Two hours later I was down on Granville Island again to catch the 3pm show at “Performance Works” by the Peggy Lee Band. (No kidding: before the show a woman asked me, “Did you know that she is still alive?” I had to explain that this was not the singer but a “new music” cellist.) Lee could be Vancouver’s best known creative musician, having played recently on major releases by both Dave Douglas and Wayne Horwitz. Her group turned out to be an octet, entirely local. On trumpet and flugelhorn, there was Brad Turner, the great melodist I had seen with The October Trio. Tuning up on guitar? It was Ron Samworth, who I’d seen 24 hours earlier in the park. Wait, she’s got two guitar players?
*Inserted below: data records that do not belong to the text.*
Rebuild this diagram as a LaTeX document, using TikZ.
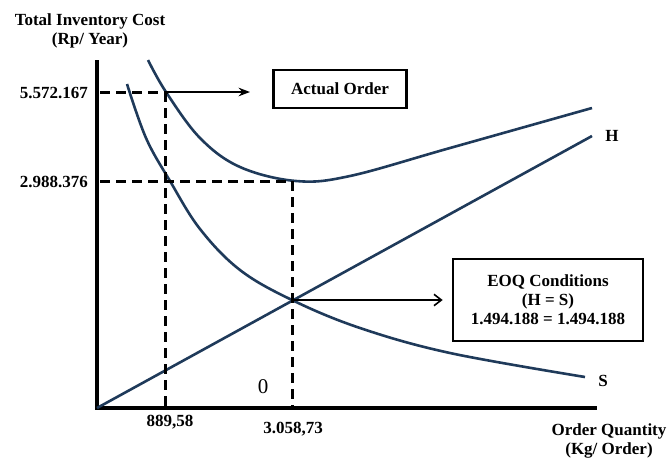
\documentclass[tikz,border=0pt]{standalone}
\usepackage{fontspec}
\setmainfont{Liberation Serif}
\usetikzlibrary{arrows.meta,positioning}

\begin{document}
\begin{tikzpicture}[
x=1pt, y=-1pt,
lbl/.style={font=\fontsize{17}{19}\selectfont\bfseries, inner sep=1pt, align=center},
infobox/.style={draw, line width=2.6pt, align=center, inner sep=4pt, font=\fontsize{17}{19}\selectfont\bfseries},
axis/.style={line width=3.2pt},
guide/.style={dash pattern=on 10pt off 6pt, line width=3pt},
curve/.style={line width=2.6pt, color=navy},
arrow/.style={-{Stealth[length=4mm, width=3mm]}, line width=2.4pt},
thinarrow/.style={-{Straight Barb[length=2.6mm, width=4mm]}, line width=1.6pt}
]
\definecolor{navy}{HTML}{1F3A5A}
\useasboundingbox (0,0) rectangle (671,459);

% axes
\coordinate (o) at (97,408);
\coordinate (ytop) at (97,60);
\coordinate (xend) at (597,408);
\draw[axis] (ytop) -- (o) -- (xend);

% axis titles
\node[lbl] (ytitle) at (90,31) {Total Inventory Cost\\(Rp/ Year)};
\node[lbl] (xtitle) at (609,441) {Order Quantity\\(Kg/ Order)};

% curves
\coordinate (hend) at (592,136);
\draw[curve] (o) -- (hend);
\node[lbl] (hlab) at (612,136) {H};
\draw[curve] plot[smooth, tension=0.6] coordinates {(127,84) (146,138) (170,181) (200,229) (240,270) (292,300) (360,328) (450,353) (585,377)};
\node[lbl] (slab) at (603,381) {S};
\draw[curve] plot[smooth, tension=0.6] coordinates {(148,60) (166,92) (200,138) (240,167) (296,181) (350,176) (450,148) (592,108)};

% guide lines
\coordinate (a1) at (100,92);
\coordinate (a2) at (168,92);
\coordinate (b1) at (165,92);
\coordinate (b2) at (165,406);
\coordinate (c1) at (100,181);
\coordinate (c2) at (292,181);
\coordinate (d2) at (292,406);
\draw[guide] (a1) -- (a2);
\draw[guide] (b1) -- (b2);
\draw[guide] (c1) -- (c2);
\draw[guide] (c2) -- (d2);

% value labels
\node[lbl, anchor=east] (y1) at (89,93) {5.572.167};
\node[lbl, anchor=east] (y2) at (89,182) {2.988.376};
\node[lbl] (x1) at (170,422) {889,58};
\node[lbl] (x2) at (293,429) {3.058,73};
\node[font=\fontsize{21}{22}\selectfont] (zero) at (263,387) {0};

% boxes
\node[infobox, minimum width=133pt, minimum height=38pt] (actual) at (340,89) {Actual Order};
\node[infobox, minimum width=190pt, minimum height=82pt] (eoq) at (548,300) {EOQ Conditions\\(H = S)\\1.494.188 = 1.494.188};

\coordinate (eq) at (292,300);
\coordinate (atip) at (250,92);
\draw[arrow] (a2) -- (atip);
\draw[thinarrow] (eq) -- ([xshift=-9pt]eoq.west);
\end{tikzpicture}
\end{document}
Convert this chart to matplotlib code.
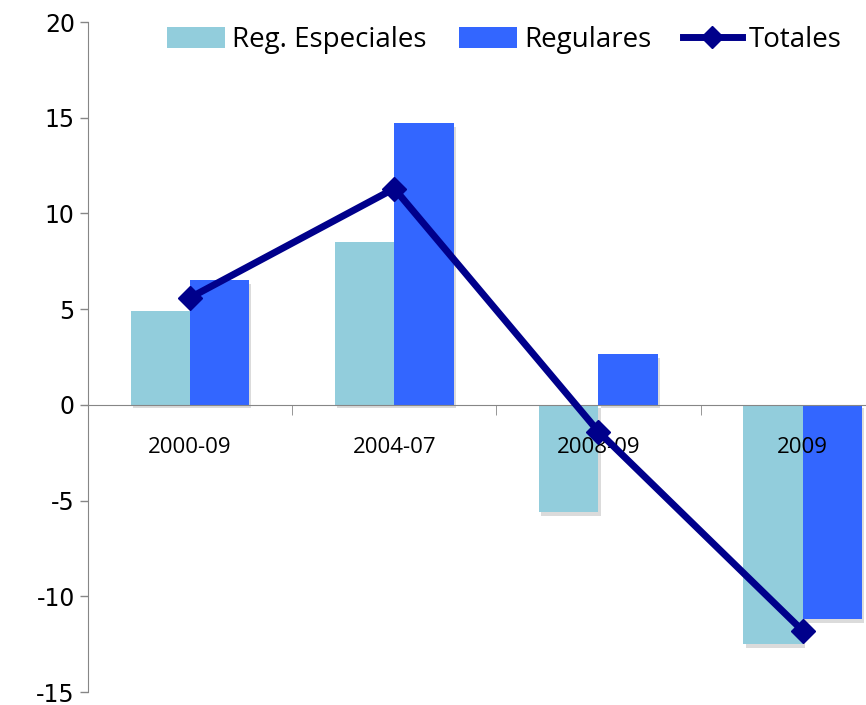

And the second was the stunner from earlier in the day, a guy named Tony Wilson.

Lee’s music was unique but firmly within the tradition, pushing forward but aware of the past. A rich, layered sound often ringing in open harmonies, her music could be comforting and challenging too. The second tune of her set started with a duet between Wilson and drummer (and Lee husband) Dylan van der Schyff, a major guitar freak-out that stunningly resolved into a pastoral pedal-point with chiming guitars and a trombone wail like slide guitar. On the next tune, Wilson and Samworth played as if they were with Miles Davis in 1975, keeping things edgy even though there is a kind of Copland-ish space to Lee’s compositions. Brad Turner’s playing throughout could only be called luscious, and more and more it seemed that Peggy Lee is Canada’s answer to Carla Bley — a composer of magnificent gifts who rarely takes a solo in her own band.

This was brilliant music, I thought. I won’t hear anything better all week.
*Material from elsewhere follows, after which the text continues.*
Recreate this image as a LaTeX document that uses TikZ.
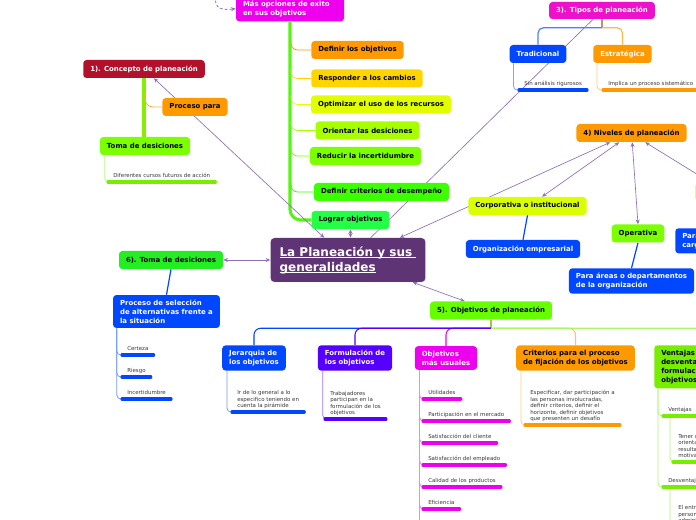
\documentclass[tikz,border=0pt]{standalone}
\usepackage{fontspec}
\setmainfont{DejaVu Sans}
\usetikzlibrary{arrows.meta,calc,backgrounds}

\definecolor{cpurple}{HTML}{5E3475}
\definecolor{ccrimson}{HTML}{B3102C}
\definecolor{corange}{HTML}{FF9900}
\definecolor{cgold}{HTML}{FFD500}
\definecolor{cyellow}{HTML}{E2FF00}
\definecolor{cyg}{HTML}{A8FF00}
\definecolor{clime}{HTML}{7CFF00}
\definecolor{cgreen}{HTML}{3CFF00}
\definecolor{cgreen2}{HTML}{22FF44}
\definecolor{cgreen6}{HTML}{22EE22}
\definecolor{cgreen5}{HTML}{66FF00}
\definecolor{cmag}{HTML}{EE00EE}
\definecolor{cpink}{HTML}{EE11CC}
\definecolor{cblue}{HTML}{0047FF}
\definecolor{cviolet}{HTML}{5500FF}
\definecolor{cvent}{HTML}{77EE00}
\definecolor{ccorp}{HTML}{D9FF00}
\definecolor{carrow}{HTML}{9070B8}
\definecolor{cleaftext}{HTML}{383838}
\definecolor{cbrown}{HTML}{B8946A}
\definecolor{cmain}{HTML}{55F510}
\definecolor{cthick}{HTML}{88EE00}
\definecolor{colive}{HTML}{99CC44}

\newcommand\myul[1]{\setbox0=\hbox{#1}\rlap{\rule[-1.6pt]{\wd0}{0.6pt}}\box0}

\tikzset{
  box/.style={rounded corners=2.5pt, inner xsep=5.25pt, inner ysep=3.5pt, minimum height=13.5pt, align=left, font=\bfseries\fontsize{5.2}{6.75}\selectfont, text=black},
  wbox/.style={box, text=white},
  leafn/.style={anchor=south west, inner xsep=3.75pt, inner ysep=2.2pt, text depth=0.9pt, align=left, font=\fontsize{4.1}{4.9}\selectfont, text=cleaftext},
  ulstyle/.style={line width=2.3pt, line cap=round},
  thinl/.style={line width=0.6pt, rounded corners=3pt},
  branch/.style={line width=0.6pt, rounded corners=5pt},
  objl/.style={line width=0.8pt, rounded corners=5pt},
  conn/.style={line width=0.9pt},
  arr/.style={draw=carrow, line width=0.5pt, {Stealth[length=3.5pt,width=3pt]}-{Stealth[length=3.5pt,width=3pt]}},
}

\begin{document}
\begin{tikzpicture}[x=0.75pt,y=-0.75pt]
\useasboundingbox (0,0) rectangle (696,520);

% central node
\node[wbox, fill=cpurple, font=\bfseries\fontsize{9}{11.25}\selectfont, inner xsep=6.75pt, minimum height=33pt, minimum width=114pt, rounded corners=3pt] (center) at (348,260) {\myul{La Planeación y sus\ }\\\myul{generalidades}};

% Más opciones
\node[wbox, fill=cmag, text width=70.5pt] (mas) at (290,8.7) {Más opciones de exito\\en sus objetivos};
\node[box, fill=corange] (def) at (357.5,50) {Definir los objetivos};
\node[box, fill=cgold] (resp) at (367,78.5) {Responder a los cambios};
\node[box, fill=cyellow] (opt) at (381,104.5) {Optimizar el uso de los recursos};
\node[box, fill=cyg] (ori) at (367.5,130.5) {Orientar las desiciones};
\node[box, fill=clime] (red) at (365.5,156) {Reducir la incertidumbre};
\node[box, fill=cgreen] (crit) at (381.5,192) {Definir criterios de desempeño};
\node[box, fill=cgreen2] (log) at (350.5,220) {Lograr objetivos};

% Concepto
\node[wbox, fill=ccrimson] (concepto) at (144,69) {1). Concepto de planeación};
\node[box, fill=corange] (proceso) at (195,107) {Proceso para};
\node[box, fill=clime] (toma1) at (145,146) {Toma de desiciones};
\node[leafn] (lt1) at (108,182) {Diferentes cursos futuros de acción};

% Tipos
\node[wbox, fill=cpink, minimum height=12.75pt] (tipos) at (602,10.5) {3). Tipos de planeación};
\node[wbox, fill=cblue] (trad) at (538,54) {Tradicional};
\node[wbox, fill=corange] (estr) at (622.5,54) {Estratégica};
\node[leafn] (ltrad) at (519,90) {Sin análisis rigurosos};
\node[leafn] (lestr) at (603,90) {Implica un proceso sistemático};

% Niveles
\node[box, fill=corange] (niv) at (631.5,133) {4) Niveles de planeación};
\node[box, fill=ccorp] (corp) at (527.5,206) {Corporativa o institucional};
\node[wbox, fill=cblue] (orgemp) at (523,249) {Organización empresarial};
\node[box, fill=clime] (oper) at (638,233.5) {Operativa};
\node[wbox, fill=cblue] (areas) at (631.5,281) {Para áreas o departamentos\\de la organización};
\node[wbox, fill=cblue, anchor=north west] (cargos) at (675,228) {Para los\\cargos};
\node[box, fill=cyellow, anchor=west] (tact) at (695,192) {Táctica};

% Toma de desiciones 6
\node[box, fill=cgreen6] (toma6) at (171,260) {6). Toma de desiciones};
\node[wbox, fill=cblue] (procsel) at (166.5,311.5) {Proceso de selección\\de alternativas frente a\\la situación};
\node[leafn] (lcert) at (122,355) {Certeza};
\node[leafn] (lries) at (122,377) {Riesgo};
\node[leafn] (linc) at (122,399) {Incertidumbre};

% Objetivos 5
\node[box, fill=cgreen5] (obj5) at (491,310.5) {5). Objetivos de planeación};
\node[wbox, fill=cblue] (jer) at (254,358) {Jerarquia de\\los objetivos};
\node[wbox, fill=cviolet] (form) at (355,358) {Formulación de\\los objetivos};
\node[wbox, fill=cmag] (usu) at (446,358) {Objetivos\\más usuales};
\node[box, fill=corange] (critp) at (575.5,358) {Criterios para el proceso\\de fijación de los objetivos};
\node[box, fill=cvent, anchor=north west, text width=80pt] (vent) at (654,345) {Ventajas y\\desventajas de la\\formulación de\\objetivos};

\node[leafn] (lj) at (232,412) {Ir de lo general a lo\\especifico teniendo en\\cuenta la pirámide};
\node[leafn] (lf) at (325,419) {Trabajadores\\participan en la\\formulación de los\\objetivos};
\node[leafn] (lu1) at (423,399) {Utilidades};
\node[leafn] (lu2) at (423,421) {Participación en el mercado};
\node[leafn] (lu3) at (423,443) {Satisfacción del cliente};
\node[leafn] (lu4) at (423,465) {Satisfacción del empleado};
\node[leafn] (lu5) at (423,487) {Calidad de los productos};
\node[leafn] (lu6) at (423,509) {Eficiencia};
\node[leafn] (lc) at (525,425) {Especificar, dar participación a\\las personas involucradas,\\definir criterios, definir el\\horizonte, definir objetivos\\que presenten un desafío};
\node[leafn] (lv) at (663,416) {Ventajas};
\node[leafn] (lten) at (673,462) {Tener una\\orientación a\\resultados y\\motivación};
\node[leafn] (ldes) at (663,487) {Desventajas};
\node[leafn] (lent) at (673,527) {El entrenamiento\\personal\\administrativo};

% underlines
\foreach \l/\c in {lt1/cvent, ltrad/cblue, lestr/corange, lcert/cblue, lries/cblue, linc/cblue, lj/cblue, lf/cviolet, lu1/cmag, lu2/cmag, lu3/cmag, lu4/cmag, lu5/cmag, lu6/cmag, lc/corange, lv/cvent, lten/cvent, ldes/cvent, lent/cvent}
  \draw[ulstyle, draw=\c] (\l.south west) -- (\l.south east);

\begin{pgfonlayer}{background}
\fill[white] (0,0) rectangle (696,520);

% Más opciones tree
\draw[line width=2.3pt, draw=cmain, rounded corners=8pt] (mas.south) |- (log.west);
\foreach \n/\c in {def/corange, resp/cgold, opt/cyellow, ori/cyg, red/clime, crit/cgreen}
  \draw[branch, draw=\c] ($(mas.south |- \n.west)+(1,-9)$) |- (\n.west);
\coordinate (dtop) at (216,-4);
\draw[draw=carrow, dash pattern=on 2pt off 1.5pt, line width=0.6pt, -{Stealth[length=3.5pt,width=3pt]}] (dtop) .. controls (213,10) and (224,10) .. (mas.west);

% Concepto tree
\draw[line width=2.3pt, draw=cthick] (concepto.south) -- (concepto.south |- toma1.north);
\draw[branch, draw=corange!80!white, rounded corners=6pt] ($(concepto.south)+(1,14)$) |- (proceso.west);
\draw[thinl, draw=cvent!50!white] ($(toma1.south west)+(5,0)$) |- (lt1.south west);

% Tipos tree
\coordinate (tj) at ($(tipos.south)+(0,8.5)$);
\draw[conn, draw=cbrown] (tipos.south) -- (tj);
\draw[conn, draw=cblue!70!white, rounded corners=4pt] (tj) -| (trad.north);
\draw[conn, draw=corange!70!white, rounded corners=4pt] (tj) -| (estr.north);
\draw[thinl, draw=cblue!50!white] ($(trad.south west)+(4,0)$) |- (ltrad.south west);
\draw[thinl, draw=corange!50!white] ($(estr.south west)+(4,0)$) |- (lestr.south west);

% relationships
\draw[draw=carrow, line width=0.5pt] (tipos) -- (center);
\draw[arr] (concepto) -- (center);
\draw[arr] ($(niv.south west)+(34,0)$) -- ($(center.north east)+(-26,0)$);
\draw[arr] ($(niv.south west)+(43,0)$) -- ($(corp.north)+(14.5,0)$);
\draw[arr] ($(niv.south west)+(56,0)$) -- (oper.north);
\draw[arr] ($(niv.south west)+(69,0)$) -- ($(tact.north)+(-5,0)$);
\draw[arr] (log.south) -- (log.south |- center.north);
\draw[arr] (toma6.east) -- (center.west);
\draw[arr] ($(center.south east)+(-13,0)$) -- ($(obj5.north west)+(35,0)$);

% blue subtopic links
\draw[conn, draw=cblue] (corp.south) -- (orgemp.north);
\draw[conn, draw=cblue] (oper.south) -- (areas.north);
\draw[conn, draw=cblue] (toma6.south) -- (procsel.north);
\foreach \l in {lcert, lries, linc}
  \draw[thinl, draw=cblue!55!white] ($(procsel.south west)+(4,0)$) |- (\l.south west);

% Objetivos tree
\coordinate (oj) at ($(obj5.south)+(0,8.5)$);
\draw[conn, draw=colive] (obj5.south) -- (oj);
\draw[objl, draw=cmag] (oj) -| (usu.north);
\draw[objl, draw=cblue] (oj) -| (jer.north);
\draw[objl, draw=cviolet] (oj) -| (form.north);
\draw[objl, draw=corange!60!white] (oj) -| (critp.north);
\draw[objl, draw=cvent!60!white] (oj) -| (vent.north);
\draw[thinl, draw=cblue!55!white] ($(jer.south west)+(5,0)$) |- (lj.south west);
\draw[thinl, draw=cviolet!55!white] ($(form.south west)+(5,0)$) |- (lf.south west);
\foreach \l in {lu1, lu2, lu3, lu4, lu5, lu6}
  \draw[thinl, draw=cmag!50!white] ($(usu.south west)+(5,0)$) |- (\l.south west);
\coordinate (uend) at ($(usu.south west)+(5,170)$);
\draw[thinl, draw=cmag!50!white] ($(usu.south west)+(5,0)$) -- (uend);
\draw[thinl, draw=corange!50!white] ($(critp.south west)+(5,0)$) |- (lc.south west);
\draw[thinl, draw=cvent!55!white] ($(vent.south west)+(4,0)$) |- (lv.south west);
\draw[thinl, draw=cvent!55!white] ($(vent.south west)+(4,0)$) |- (ldes.south west);
\draw[thinl, draw=cvent!55!white] ($(lv.south west)+(7,0)$) |- (lten.south west);
\draw[thinl, draw=cvent!55!white] ($(ldes.south west)+(7,0)$) |- (lent.south west);
\end{pgfonlayer}
\end{tikzpicture}
\end{document}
Then on my last day at the festival, I heard something almost as fine. I was spending the whole afternoon — the Fourth of July — around David Lam Park along the water, catching a Latin band on the huge outdoor stage, grabbing lunch, then wandering back to the partially outdoor Festival Hall, which has massive doors that open onto a town square of sorts. Walking around the edges of the Hall were Peggy Lee and Dylan van der Schyff with their two kids — just a local family here to dig some music, right?

Tony Wilson

Up on the stage was guitarist Tony Wilson again, this time with his own group, a “5tet” made up of trumpet, violin and rhythm. Tony had devised his own solutions to the question of how to make modern jazz neither predictable nor forbidding. His tunes were atypical, melding into each other through various solo segues, and he was fruitfully shifting time signatures and textures. Free playing, ballads, swing, distortion and rock were all blended in arresting ways. Wah-wah trumpet and acoustic bass? Tony Wilson had five ways to have that make sense.
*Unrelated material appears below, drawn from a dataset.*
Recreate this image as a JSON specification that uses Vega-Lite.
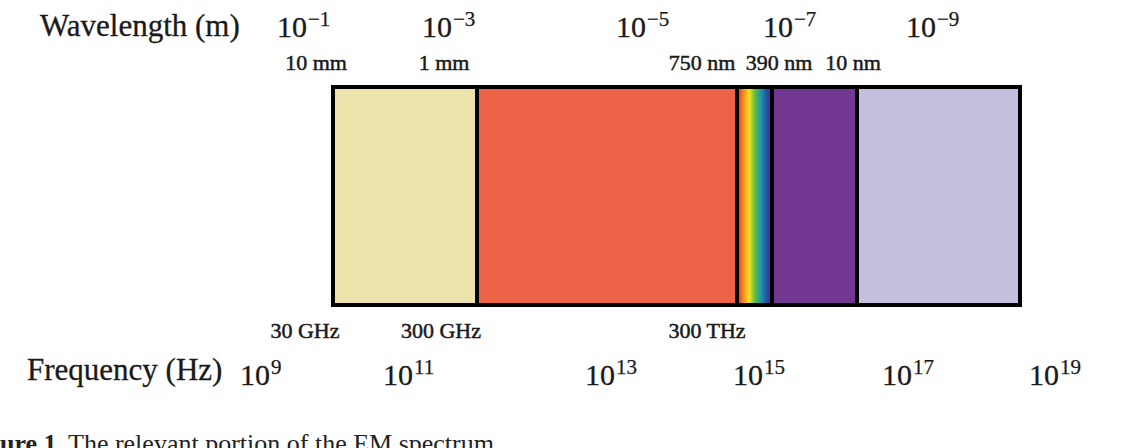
{
  "$schema": "https://vega.github.io/schema/vega-lite/v6.json",
  "width": 1140,
  "height": 448,
  "autosize": {"type": "fit", "contains": "padding"},
  "padding": 0,
  "background": "white",
  "config": {"view": {"stroke": null}},
  "datasets": {
    "bands": [
      {"band": "Microwave", "x": 333, "x_end": 477, "y": 87, "y_end": 305},
      {"band": "Infrared", "x": 477, "x_end": 737, "y": 87, "y_end": 305},
      {"band": "Visible", "x": 737, "x_end": 772, "y": 87, "y_end": 305},
      {"band": "Ultraviolet", "x": 772, "x_end": 857, "y": 87, "y_end": 305},
      {"band": "X-ray", "x": 857, "x_end": 1020, "y": 87, "y_end": 305}
    ],
    "titles": [
      {"text": "Wavelength (m)", "x": 40, "y": 36},
      {"text": "Frequency (Hz)", "x": 27, "y": 380}
    ],
    "powers": [
      {"scale": "wavelength", "base": "10", "exp": "−1", "x": 307, "y": 37},
      {"scale": "wavelength", "base": "10", "exp": "−3", "x": 452, "y": 37},
      {"scale": "wavelength", "base": "10", "exp": "−5", "x": 646, "y": 37},
      {"scale": "wavelength", "base": "10", "exp": "−7", "x": 793, "y": 37},
      {"scale": "wavelength", "base": "10", "exp": "−9", "x": 936, "y": 37},
      {"scale": "frequency", "base": "10", "exp": "9", "x": 270, "y": 385},
      {"scale": "frequency", "base": "10", "exp": "11", "x": 413, "y": 385},
      {"scale": "frequency", "base": "10", "exp": "13", "x": 615, "y": 385},
      {"scale": "frequency", "base": "10", "exp": "15", "x": 763, "y": 385},
      {"scale": "frequency", "base": "10", "exp": "17", "x": 912, "y": 385},
      {"scale": "frequency", "base": "10", "exp": "19", "x": 1059, "y": 385}
    ],
    "edges": [
      {"text": "10 mm", "x": 316, "y": 70},
      {"text": "1 mm", "x": 444, "y": 70},
      {"text": "750 nm", "x": 702, "y": 70},
      {"text": "390 nm", "x": 779, "y": 70},
      {"text": "10 nm", "x": 853, "y": 70},
      {"text": "30 GHz", "x": 305, "y": 338},
      {"text": "300 GHz", "x": 441, "y": 338},
      {"text": "300 THz", "x": 707, "y": 338}
    ],
    "caption": [
      {"part": "label", "text": "ure 1.", "x": 0, "y": 452},
      {"part": "body", "text": "The relevant portion of the EM spectrum.", "x": 68, "y": 452}
    ]
  },
  "encoding": {
    "x": {"field": "x", "type": "quantitative", "scale": {"domain": [0, 1140], "nice": false, "zero": false}, "axis": null},
    "y": {"field": "y", "type": "quantitative", "scale": {"domain": [0, 448], "nice": false, "zero": false, "reverse": true}, "axis": null}
  },
  "layer": [
    {
      "data": {"name": "bands"},
      "transform": [{"filter": "datum.band !== 'Visible'"}],
      "mark": {"type": "rect", "stroke": "#000000", "strokeWidth": 4},
      "encoding": {
        "x2": {"field": "x_end"},
        "y2": {"field": "y_end"},
        "fill": {
          "field": "band", "type": "nominal", "legend": null,
          "scale": {"domain": ["Microwave", "Infrared", "Ultraviolet", "X-ray"], "range": ["#ECE2AB", "#EE6248", "#733891", "#C6BEDD"]}
        }
      }
    },
    {
      "data": {"name": "bands"},
      "transform": [{"filter": "datum.band === 'Visible'"}],
      "mark": {
        "type": "rect", "stroke": "#000000", "strokeWidth": 4,
        "fill": {
          "gradient": "linear", "x1": 0, "x2": 1, "y1": 0, "y2": 0,
          "stops": [
            {"offset": 0, "color": "#E8262A"},
            {"offset": 0.18, "color": "#F58A1F"},
            {"offset": 0.35, "color": "#F2E41C"},
            {"offset": 0.52, "color": "#5DB848"},
            {"offset": 0.68, "color": "#1A98AE"},
            {"offset": 0.84, "color": "#2752A3"},
            {"offset": 1, "color": "#3A2E85"}
          ]
        }
      },
      "encoding": {
        "x2": {"field": "x_end"},
        "y2": {"field": "y_end"}
      }
    },
    {
      "data": {"name": "titles"},
      "mark": {"type": "text", "align": "left", "baseline": "alphabetic", "font": "Liberation Serif", "fontSize": 31, "color": "#1a1a1a", "stroke": "#1a1a1a", "strokeWidth": 0.3},
      "encoding": {"text": {"field": "text"}}
    },
    {
      "data": {"name": "powers"},
      "mark": {"type": "text", "align": "right", "baseline": "alphabetic", "font": "Liberation Serif", "fontSize": 30, "color": "#1a1a1a", "stroke": "#1a1a1a", "strokeWidth": 0.3},
      "encoding": {"text": {"field": "base"}}
    },
    {
      "data": {"name": "powers"},
      "mark": {"type": "text", "align": "left", "baseline": "alphabetic", "font": "Liberation Serif", "fontSize": 21, "dx": 1, "dy": -11, "color": "#1a1a1a", "stroke": "#1a1a1a", "strokeWidth": 0.25},
      "encoding": {"text": {"field": "exp"}}
    },
    {
      "data": {"name": "edges"},
      "mark": {"type": "text", "align": "center", "baseline": "alphabetic", "font": "Liberation Serif", "fontSize": 22, "color": "#1a1a1a", "stroke": "#1a1a1a", "strokeWidth": 0.5},
      "encoding": {"text": {"field": "text"}}
    },
    {
      "data": {"name": "caption"},
      "transform": [{"filter": "datum.part === 'label'"}],
      "mark": {"type": "text", "clip": true, "align": "left", "baseline": "alphabetic", "font": "Liberation Serif", "fontSize": 26, "fontWeight": "bold", "color": "#222222"},
      "encoding": {"text": {"field": "text"}}
    },
    {
      "data": {"name": "caption"},
      "transform": [{"filter": "datum.part === 'body'"}],
      "mark": {"type": "text", "clip": true, "align": "left", "baseline": "alphabetic", "font": "Liberation Serif", "fontSize": 26, "color": "#222222"},
      "encoding": {"text": {"field": "text"}}
    }
  ]
}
This kind of creativity is what passed for a Saturday afternoon’s free entertainment at the TD Canada Trust Vancouver International Jazz Festival.

I left the city marveling not just at all that I’d heard but also at the many shows I’d missed: King Sunny Adé and his band for dancing, Derek Trucks jamming at The Center, a blazing trio of Myra Melford, Mark Dresser and Matt Wilson, another Tony Wilson group at The Ironworks that was, no doubt, something new.

There’d been other great moments I enjoyed in the cracks: a great bottle of wine on a restaurant balcony, jam sessions in the bar at my hotel, a Vietnamese lunch of fresh salad rolls, and a long walk around Stanley Park with a friend. Because with this jazz festival you get not only the music but also a charming town under the soles of your well-used shoes.

Will I be going back? Hey, I’ll see you next Canada Day on Granville Island.